What are smart contracts?
Smart contracts are just like normal contracts.
Their initial purposes was to be stored on a distributed ledger for accountability.
Smart contracts are completely digital.
In Fact, it is a computer programme stored inside a blockchain.
What are smart contracts used for?
A good example of what smart contracts replace would be crowdfunding.
When you crowd fund you need to trust the crowd funding platform to handle your investment property and the company has to trust the crowd funding platform to handle their money as well.
Smart contracts are used for similar systems but don't require a third party platform like a crowdfunding platform.
Some other use cases for smart contracts:
Banks using it to promote automatic loan payments, postal companies using it to process payment on delivery, Insurance companies using it to support payouts etc
How do Smart contracts work?
Smart contracts work by setting the rules on which it should work and then the smart contract will execute as and when its criteria are met. E.g if you fail to raise the minimum funding then investor money is passed back to the investors.
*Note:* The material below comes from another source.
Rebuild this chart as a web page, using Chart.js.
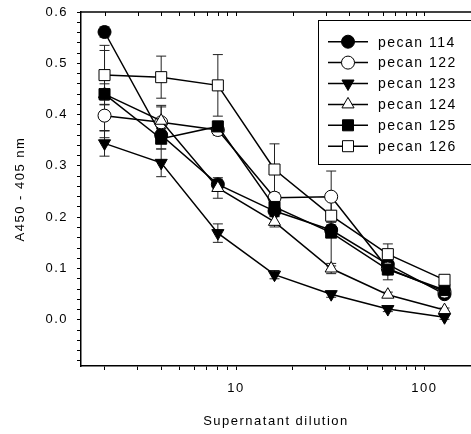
<!DOCTYPE html>
<html lang="en">
<head>
<meta charset="UTF-8">
<title>Supernatant dilution</title>
<style>
  body { margin: 0; background: #fff; overflow: hidden; }
  .wrap { width: 471px; height: 434px; position: relative; }
</style>
</head>
<body>
<div class="wrap"><canvas id="chart"></canvas></div>
<script src="https://cdn.jsdelivr.net/npm/chart.js"></script>
<script>
// values
const dilutions = [2, 4, 8, 16, 32, 64, 128];

const pecan114 = [0.561, 0.360, 0.264, 0.212, 0.175, 0.108, 0.050];
const pecan122 = [0.398, 0.385, 0.370, 0.238, 0.240, 0.100, 0.055];
const pecan123 = [0.344, 0.306, 0.169, 0.088, 0.050, 0.021, 0.005];
const pecan124 = [0.440, 0.388, 0.257, 0.191, 0.100, 0.049, 0.019];
const pecan125 = [0.440, 0.353, 0.377, 0.220, 0.170, 0.098, 0.058];
const pecan126 = [0.477, 0.473, 0.457, 0.293, 0.203, 0.128, 0.078];

// +/- error
const err114 = [0.010, 0.010, 0.010, 0.010, 0.010, 0.010, 0.005];
const err122 = [0.030, 0.030, 0.010, 0.010, 0.050, 0.010, 0.005];
const err123 = [0.025, 0.027, 0.018, 0.008, 0.006, 0.005, 0.004];
const err124 = [0.020, 0.030, 0.020, 0.010, 0.010, 0.005, 0.004];
const err125 = [0.085, 0.020, 0.010, 0.012, 0.065, 0.020, 0.008];
const err126 = [0.058, 0.041, 0.060, 0.050, 0.010, 0.020, 0.008];

const seriesNames = ['pecan 114', 'pecan 122', 'pecan 123', 'pecan 124', 'pecan 125', 'pecan 126'];

const xTicks = [2, 3, 4, 5, 6, 7, 8, 9, 10, 20, 30, 40, 50, 60, 70, 80, 90, 100];
const xLabels = [10, 100];
const yTicks = [-0.08, -0.06, -0.04, -0.02, 0.0, 0.02, 0.04, 0.06, 0.08, 0.1, 0.12, 0.14, 0.16, 0.18,
  0.2, 0.22, 0.24, 0.26, 0.28, 0.3, 0.32, 0.34, 0.36, 0.38, 0.4, 0.42, 0.44, 0.46, 0.48, 0.5,
  0.52, 0.54, 0.56, 0.58, 0.6];
const yLabels = [0.0, 0.1, 0.2, 0.3, 0.4, 0.5, 0.6];

const FONT = 'Arial, "Liberation Sans", sans-serif';

const values = [pecan114, pecan122, pecan123, pecan124, pecan125, pecan126];
const errors = [err114, err122, err123, err124, err125, err126];
const styles = [
  { shape: 'circle', fill: '#000', r: 6.5, rot: 0 },
  { shape: 'circle', fill: '#fff', r: 6.5, rot: 0 },
  { shape: 'triangle', fill: '#000', r: 7, rot: 180 },
  { shape: 'triangle', fill: '#fff', r: 7, rot: 0 },
  { shape: 'rect', fill: '#000', r: 7.8, rot: 0 },
  { shape: 'rect', fill: '#fff', r: 7.8, rot: 0 }
];

const datasets = seriesNames.map((name, i) => ({
  label: name,
  data: dilutions.map((d, k) => ({ x: d, y: values[i][k] })),
  errors: errors[i],
  borderColor: '#000',
  borderWidth: 1.5,
  backgroundColor: styles[i].fill,
  pointStyle: styles[i].shape,
  pointRadius: styles[i].r,
  pointRotation: styles[i].rot,
  pointBackgroundColor: styles[i].fill,
  pointBorderColor: '#000',
  pointBorderWidth: 1,
  tension: 0,
  order: seriesNames.length - i
}));

const extras = {
  id: 'extras',
  beforeDraw(chart) {
    chart.ctx.letterSpacing = '1.5px';
  },
  beforeDatasetsDraw(chart) {
    const ctx = chart.ctx;
    const x = chart.scales.x, y = chart.scales.y;
    ctx.save();
    ctx.strokeStyle = '#222';
    ctx.lineWidth = 1;
    chart.data.datasets.forEach(ds => {
      ds.data.forEach((p, k) => {
        const e = ds.errors[k];
        const px = x.getPixelForValue(p.x);
        const top = y.getPixelForValue(p.y + e);
        const bot = y.getPixelForValue(p.y - e);
        ctx.beginPath();
        ctx.moveTo(px, top); ctx.lineTo(px, bot);
        ctx.moveTo(px - 5, top); ctx.lineTo(px + 5, top);
        ctx.moveTo(px - 5, bot); ctx.lineTo(px + 5, bot);
        ctx.stroke();
      });
    });
    ctx.restore();
  },
  afterDraw(chart) {
    const ctx = chart.ctx;
    const area = chart.chartArea;
    const x = chart.scales.x;
    ctx.save();
    // top frame with inward ticks
    ctx.strokeStyle = '#000';
    ctx.lineWidth = 1.5;
    ctx.beginPath();
    ctx.moveTo(area.left, area.top);
    ctx.lineTo(area.right, area.top);
    ctx.stroke();
    ctx.lineWidth = 1;
    ctx.beginPath();
    x.ticks.forEach(t => {
      const px = Math.round(x.getPixelForValue(t.value)) + 0.5;
      ctx.moveTo(px, area.top);
      ctx.lineTo(px, area.top + 4);
    });
    ctx.stroke();

    // legend
    ctx.lineWidth = 1;
    ctx.strokeRect(318.5, 20.5, 200, 144);
    ctx.font = '14px ' + FONT;
    ctx.textBaseline = 'middle';
    ctx.textAlign = 'left';
    chart.data.datasets.forEach((ds, i) => {
      const ly = 41.7 + i * 20.9;
      ctx.strokeStyle = '#000';
      ctx.lineWidth = 1.5;
      ctx.beginPath();
      ctx.moveTo(328, ly);
      ctx.lineTo(368, ly);
      ctx.stroke();
      ctx.fillStyle = ds.pointBackgroundColor;
      ctx.lineWidth = 1;
      Chart.helpers.drawPoint(ctx, {
        pointStyle: ds.pointStyle, radius: ds.pointRadius,
        rotation: ds.pointRotation, borderWidth: 1
      }, 348, ly);
      ctx.fillStyle = '#000';
      ctx.fillText(ds.label, 378, ly + 1);
    });
    ctx.restore();
  }
};

new Chart(document.getElementById('chart'), {
  type: 'line',
  data: { datasets },
  plugins: [extras],
  options: {
    responsive: true,
    maintainAspectRatio: false,
    animation: false,
    layout: { autoPadding: false, padding: { top: 12, right: 0, bottom: 0, left: 0 } },
    plugins: { legend: { display: false }, tooltip: { enabled: false } },
    scales: {
      x: {
        type: 'logarithmic',
        position: 'bottom',
        min: 1.5,
        max: 177,
        afterBuildTicks: s => { s.ticks = xTicks.map(v => ({ value: v })); },
        afterFit: s => { s.height = 68; s.paddingLeft = 0; s.paddingRight = 0; },
        border: { display: true, color: '#000', width: 1.5 },
        grid: { display: true, drawOnChartArea: false, drawTicks: true, tickLength: 4, tickColor: '#000' },
        ticks: {
          autoSkip: false, maxRotation: 0, padding: 11, color: '#000',
          font: { family: FONT, size: 13 },
          callback: v => xLabels.includes(v) ? String(v) : ''
        },
        title: {
          display: true, text: 'Supernatant dilution', color: '#000',
          font: { family: FONT, size: 13 }, padding: { top: 0, bottom: 5 }
        }
      },
      y: {
        type: 'linear',
        min: -0.09,
        max: 0.6,
        afterBuildTicks: s => { s.ticks = yTicks.map(v => ({ value: v })); },
        afterFit: s => { s.width = 81; s.paddingTop = 0; s.paddingBottom = 0; },
        border: { display: true, color: '#000', width: 1.5 },
        grid: { display: true, drawOnChartArea: false, drawTicks: true, tickLength: 4, tickColor: '#000' },
        ticks: {
          autoSkip: false, padding: 9, color: '#000',
          font: { family: FONT, size: 13 },
          callback: v => yLabels.some(l => Math.abs(l - v) < 1e-6) ? v.toFixed(1) : ''
        },
        title: {
          display: true, text: 'A450 - 405 nm', color: '#000',
          font: { family: FONT, size: 13 }, padding: { top: 13, bottom: 0 }
        }
      }
    }
  }
});
</script>
</body>
</html>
How are smart contracts stored?
Smart contracts are stored in the blockchain so everything is distributed and no one is in control of the assets.
Smart contracts are hard to tamper because they are stored on the blockchain,so the terms of the contract cannot change.
The output of the contract is validated by the whole of the network so 1 person cannot force the contract to do anything,.
Where are they used today?
Bitcoin and Ethereum have the smart contract capability.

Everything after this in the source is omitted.